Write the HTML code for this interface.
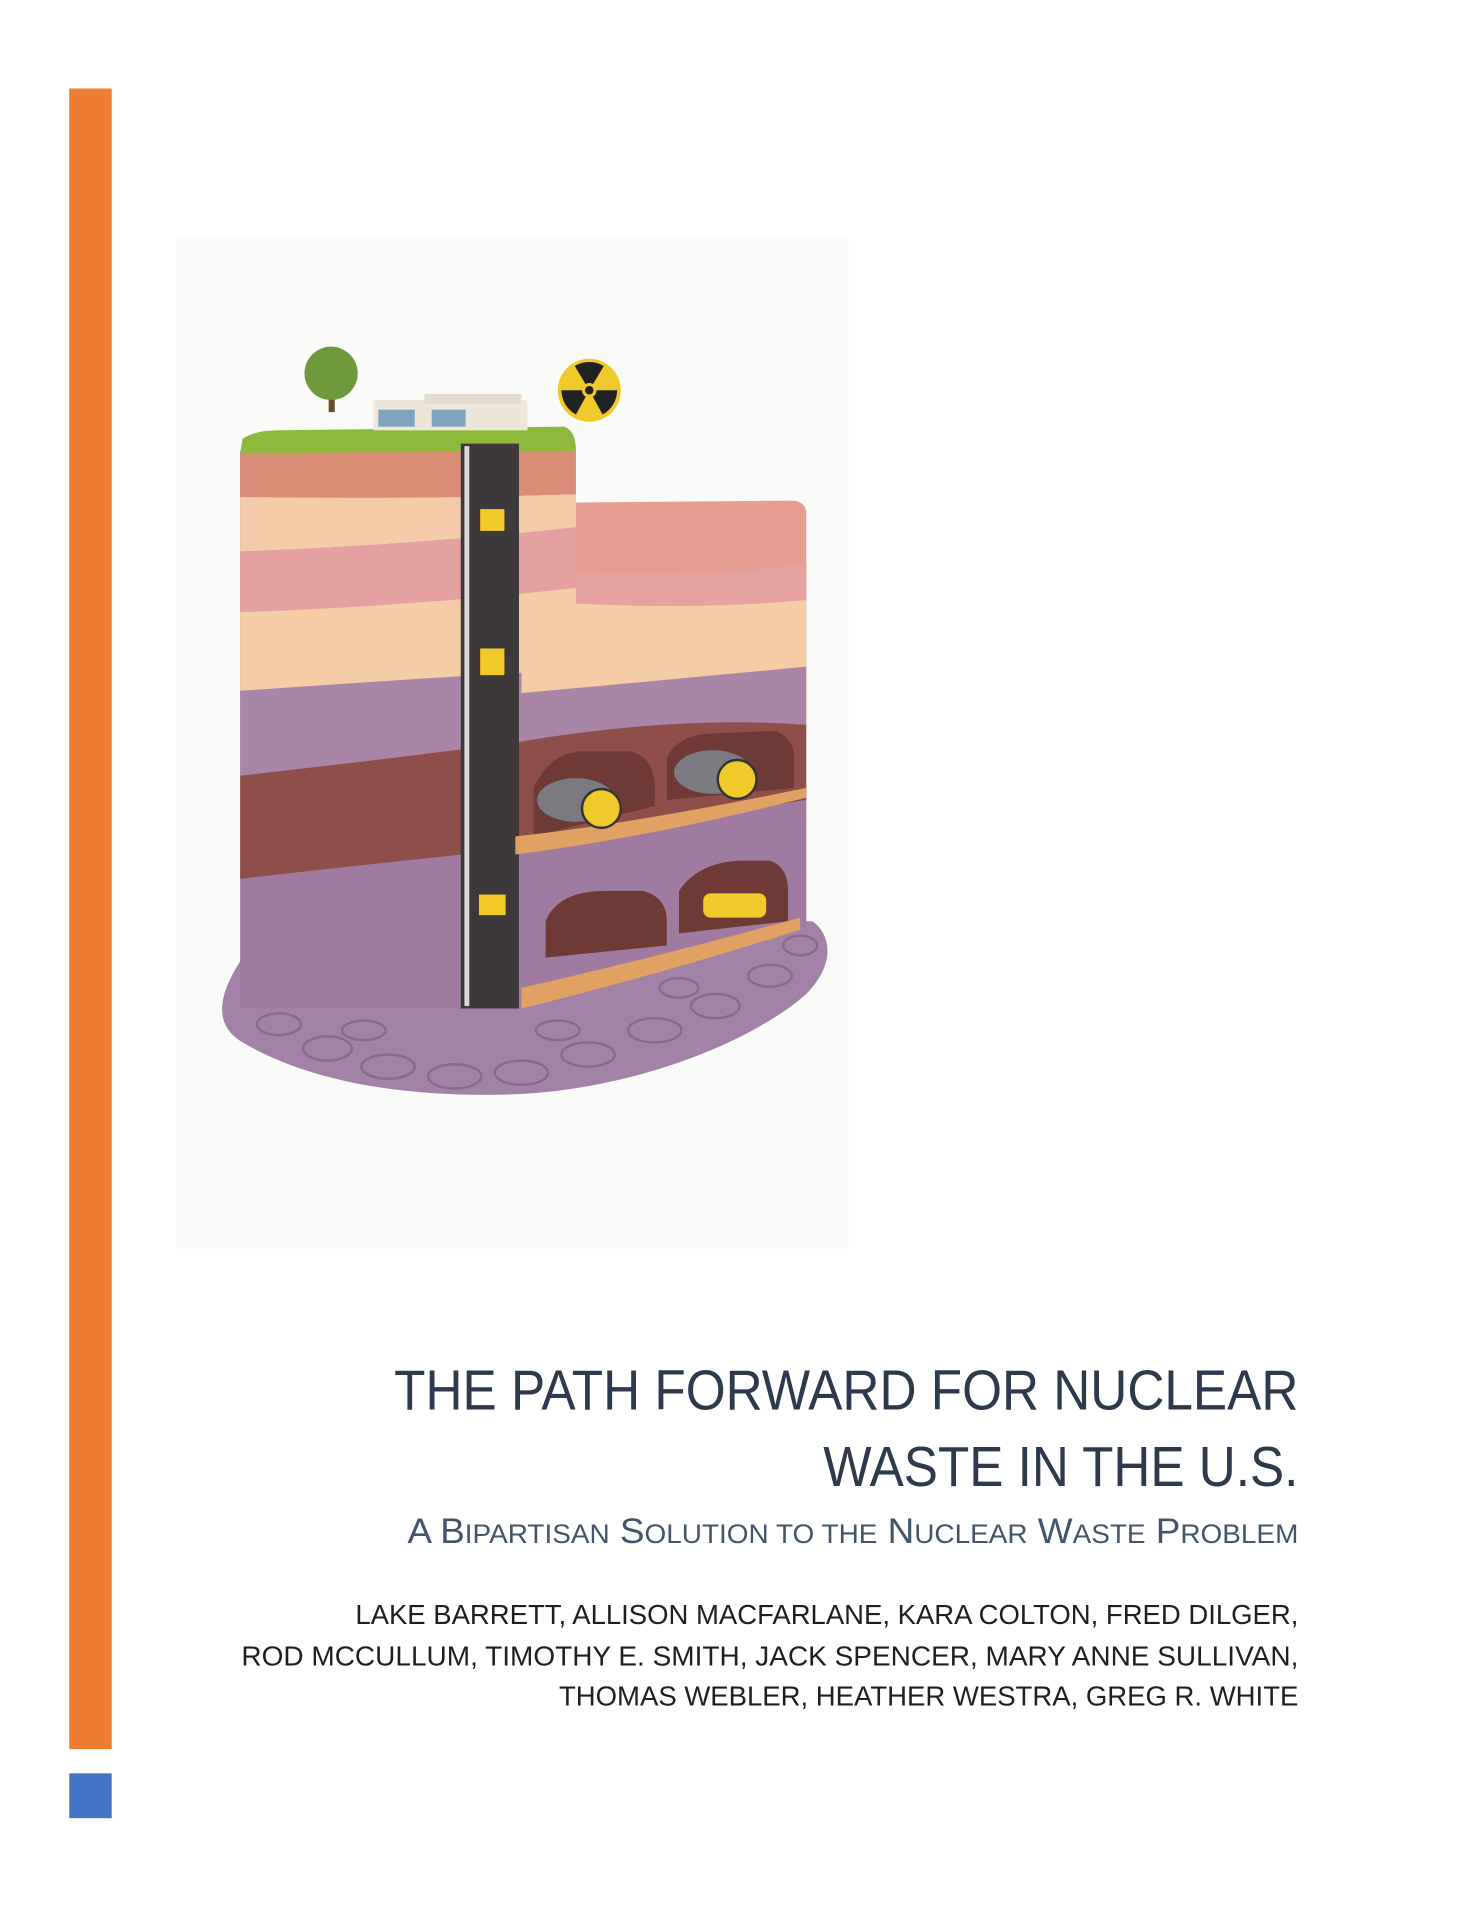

--

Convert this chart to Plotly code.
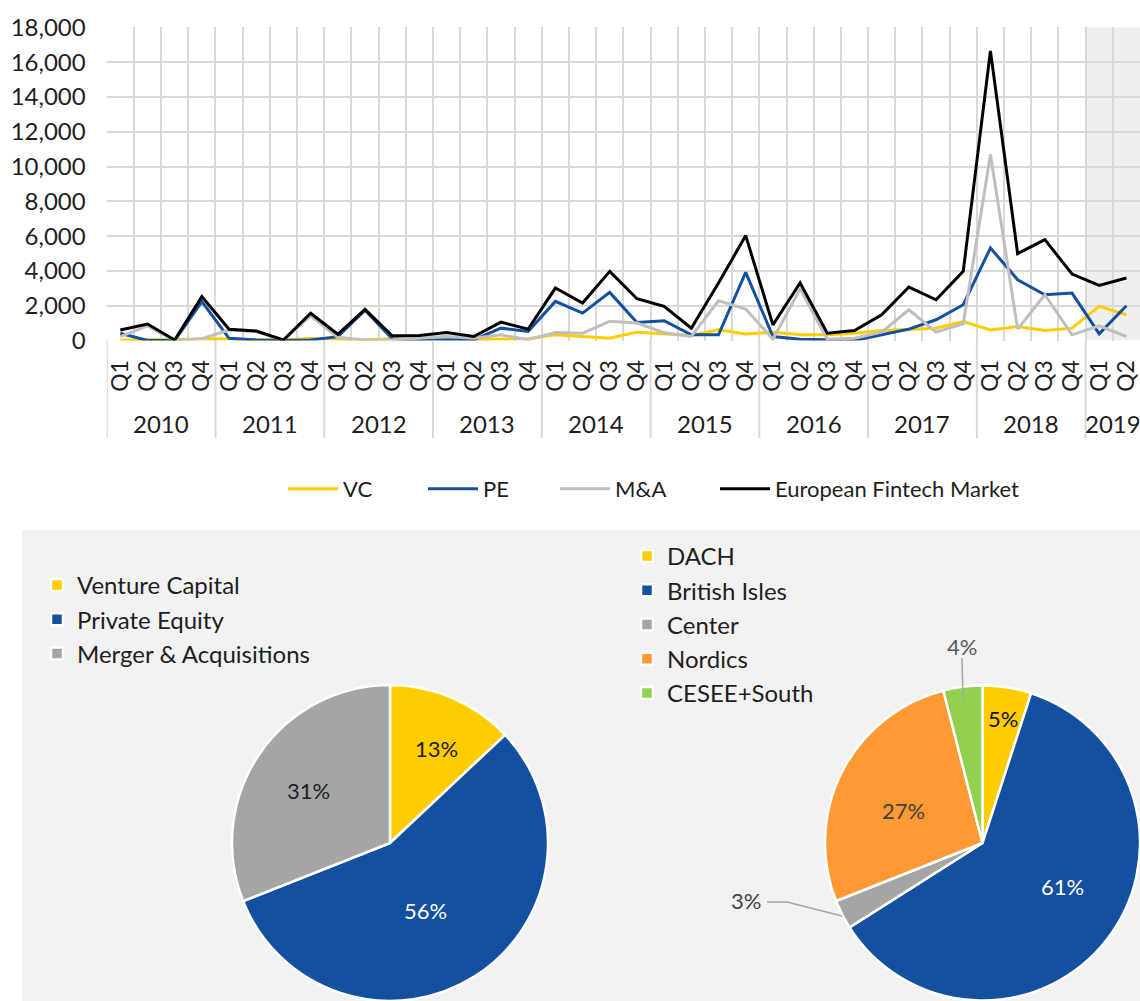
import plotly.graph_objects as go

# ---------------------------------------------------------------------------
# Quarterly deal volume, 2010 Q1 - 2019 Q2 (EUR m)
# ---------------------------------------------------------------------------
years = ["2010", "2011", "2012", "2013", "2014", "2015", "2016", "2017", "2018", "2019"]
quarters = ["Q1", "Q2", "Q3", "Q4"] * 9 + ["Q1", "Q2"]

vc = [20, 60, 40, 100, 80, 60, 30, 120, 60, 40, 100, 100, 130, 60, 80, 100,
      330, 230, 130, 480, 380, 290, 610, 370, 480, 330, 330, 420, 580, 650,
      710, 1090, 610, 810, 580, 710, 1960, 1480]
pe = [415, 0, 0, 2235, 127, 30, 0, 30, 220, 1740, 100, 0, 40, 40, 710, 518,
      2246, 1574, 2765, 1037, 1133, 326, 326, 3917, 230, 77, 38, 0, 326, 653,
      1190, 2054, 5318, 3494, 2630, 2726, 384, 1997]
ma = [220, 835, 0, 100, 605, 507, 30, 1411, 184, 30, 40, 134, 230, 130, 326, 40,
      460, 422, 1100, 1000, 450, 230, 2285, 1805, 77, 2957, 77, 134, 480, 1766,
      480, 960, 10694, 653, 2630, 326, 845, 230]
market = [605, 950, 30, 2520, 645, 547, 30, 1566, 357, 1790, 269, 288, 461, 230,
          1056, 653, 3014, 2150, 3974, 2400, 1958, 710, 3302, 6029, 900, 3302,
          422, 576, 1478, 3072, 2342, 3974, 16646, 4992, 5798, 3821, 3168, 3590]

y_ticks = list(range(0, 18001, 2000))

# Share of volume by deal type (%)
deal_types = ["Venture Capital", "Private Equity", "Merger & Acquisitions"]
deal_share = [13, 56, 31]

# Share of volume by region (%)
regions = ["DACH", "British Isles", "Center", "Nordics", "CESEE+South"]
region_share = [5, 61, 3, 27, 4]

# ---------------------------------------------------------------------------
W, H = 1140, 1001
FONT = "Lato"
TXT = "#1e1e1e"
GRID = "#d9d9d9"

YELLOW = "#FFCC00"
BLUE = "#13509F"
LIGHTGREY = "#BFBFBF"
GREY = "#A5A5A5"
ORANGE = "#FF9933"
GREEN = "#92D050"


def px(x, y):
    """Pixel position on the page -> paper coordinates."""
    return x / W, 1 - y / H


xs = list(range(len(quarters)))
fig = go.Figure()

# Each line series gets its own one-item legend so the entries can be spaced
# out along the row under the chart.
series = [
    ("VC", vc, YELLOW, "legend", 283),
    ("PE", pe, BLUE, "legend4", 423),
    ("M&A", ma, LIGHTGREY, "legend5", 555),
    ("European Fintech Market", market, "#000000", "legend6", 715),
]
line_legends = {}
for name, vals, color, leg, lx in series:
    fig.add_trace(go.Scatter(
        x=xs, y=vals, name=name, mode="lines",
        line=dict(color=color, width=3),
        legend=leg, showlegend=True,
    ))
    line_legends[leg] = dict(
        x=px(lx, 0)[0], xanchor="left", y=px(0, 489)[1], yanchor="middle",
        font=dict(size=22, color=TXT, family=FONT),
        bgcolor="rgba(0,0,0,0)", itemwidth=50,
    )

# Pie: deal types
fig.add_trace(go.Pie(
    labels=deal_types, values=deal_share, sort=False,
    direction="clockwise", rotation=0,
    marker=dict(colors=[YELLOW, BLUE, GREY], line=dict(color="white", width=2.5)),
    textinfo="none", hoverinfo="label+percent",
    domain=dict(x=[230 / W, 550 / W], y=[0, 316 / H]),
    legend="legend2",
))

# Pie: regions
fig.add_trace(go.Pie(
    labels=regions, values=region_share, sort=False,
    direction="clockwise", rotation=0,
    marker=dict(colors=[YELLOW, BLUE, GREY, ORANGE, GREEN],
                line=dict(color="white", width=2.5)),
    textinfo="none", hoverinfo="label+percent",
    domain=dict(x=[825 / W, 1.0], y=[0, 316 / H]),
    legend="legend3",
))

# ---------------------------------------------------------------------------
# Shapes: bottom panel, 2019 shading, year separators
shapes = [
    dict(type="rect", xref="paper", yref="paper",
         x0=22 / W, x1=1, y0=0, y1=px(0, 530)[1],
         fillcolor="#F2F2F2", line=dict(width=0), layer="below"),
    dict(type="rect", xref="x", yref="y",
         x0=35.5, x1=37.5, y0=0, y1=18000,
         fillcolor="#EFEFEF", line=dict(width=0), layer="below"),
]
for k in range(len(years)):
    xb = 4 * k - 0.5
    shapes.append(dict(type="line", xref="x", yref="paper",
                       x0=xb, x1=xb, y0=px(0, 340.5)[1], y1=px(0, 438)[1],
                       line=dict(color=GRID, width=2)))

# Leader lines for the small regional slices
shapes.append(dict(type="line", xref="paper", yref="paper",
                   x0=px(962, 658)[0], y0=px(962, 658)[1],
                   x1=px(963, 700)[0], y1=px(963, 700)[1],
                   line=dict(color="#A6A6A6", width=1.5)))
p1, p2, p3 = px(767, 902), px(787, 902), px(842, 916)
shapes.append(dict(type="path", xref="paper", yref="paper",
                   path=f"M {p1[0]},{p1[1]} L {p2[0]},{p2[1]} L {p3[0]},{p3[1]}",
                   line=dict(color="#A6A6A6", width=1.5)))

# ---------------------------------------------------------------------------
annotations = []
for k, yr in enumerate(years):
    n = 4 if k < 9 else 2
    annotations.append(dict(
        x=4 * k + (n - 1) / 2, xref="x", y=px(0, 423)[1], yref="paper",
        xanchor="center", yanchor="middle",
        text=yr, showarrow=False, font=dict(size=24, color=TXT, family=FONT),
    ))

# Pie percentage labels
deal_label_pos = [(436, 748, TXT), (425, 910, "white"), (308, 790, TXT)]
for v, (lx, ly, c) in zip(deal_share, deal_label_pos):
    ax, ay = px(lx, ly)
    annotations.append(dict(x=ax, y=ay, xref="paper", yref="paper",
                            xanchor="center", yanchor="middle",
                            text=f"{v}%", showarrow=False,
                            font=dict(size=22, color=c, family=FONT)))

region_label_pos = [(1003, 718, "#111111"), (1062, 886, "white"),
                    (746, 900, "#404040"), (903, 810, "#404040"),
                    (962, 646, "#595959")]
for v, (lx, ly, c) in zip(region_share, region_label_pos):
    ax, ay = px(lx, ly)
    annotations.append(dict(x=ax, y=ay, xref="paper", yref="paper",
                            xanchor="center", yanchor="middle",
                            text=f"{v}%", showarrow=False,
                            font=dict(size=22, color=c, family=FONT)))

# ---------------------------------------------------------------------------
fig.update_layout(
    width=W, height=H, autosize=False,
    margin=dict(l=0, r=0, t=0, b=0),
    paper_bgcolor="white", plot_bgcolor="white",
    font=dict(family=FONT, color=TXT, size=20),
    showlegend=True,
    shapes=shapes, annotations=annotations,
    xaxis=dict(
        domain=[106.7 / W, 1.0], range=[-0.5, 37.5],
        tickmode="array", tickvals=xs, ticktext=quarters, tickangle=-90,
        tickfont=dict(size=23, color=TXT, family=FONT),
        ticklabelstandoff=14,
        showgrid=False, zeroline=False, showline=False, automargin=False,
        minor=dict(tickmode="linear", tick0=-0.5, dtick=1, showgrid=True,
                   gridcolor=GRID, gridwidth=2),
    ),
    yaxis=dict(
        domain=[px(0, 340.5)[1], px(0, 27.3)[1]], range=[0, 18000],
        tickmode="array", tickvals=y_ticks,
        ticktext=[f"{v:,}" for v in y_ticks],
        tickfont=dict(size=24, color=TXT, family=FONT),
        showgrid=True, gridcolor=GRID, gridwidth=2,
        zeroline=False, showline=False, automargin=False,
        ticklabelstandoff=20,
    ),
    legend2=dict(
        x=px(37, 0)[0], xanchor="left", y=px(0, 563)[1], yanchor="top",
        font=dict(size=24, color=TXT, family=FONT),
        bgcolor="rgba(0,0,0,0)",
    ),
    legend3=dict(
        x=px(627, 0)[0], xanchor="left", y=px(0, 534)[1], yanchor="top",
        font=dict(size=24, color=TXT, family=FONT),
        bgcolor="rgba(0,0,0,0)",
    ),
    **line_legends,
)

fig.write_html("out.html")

--

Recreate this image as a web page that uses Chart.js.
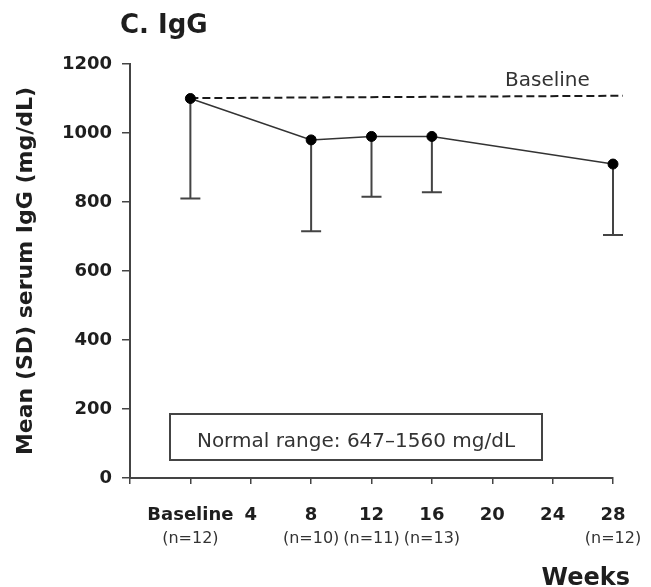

SET TASK
Show every line in the entries where the string "code" occurs.

OUTPUT OF THE TASK
Write the HTML code for this interface.
Convert this chart to Plotly code.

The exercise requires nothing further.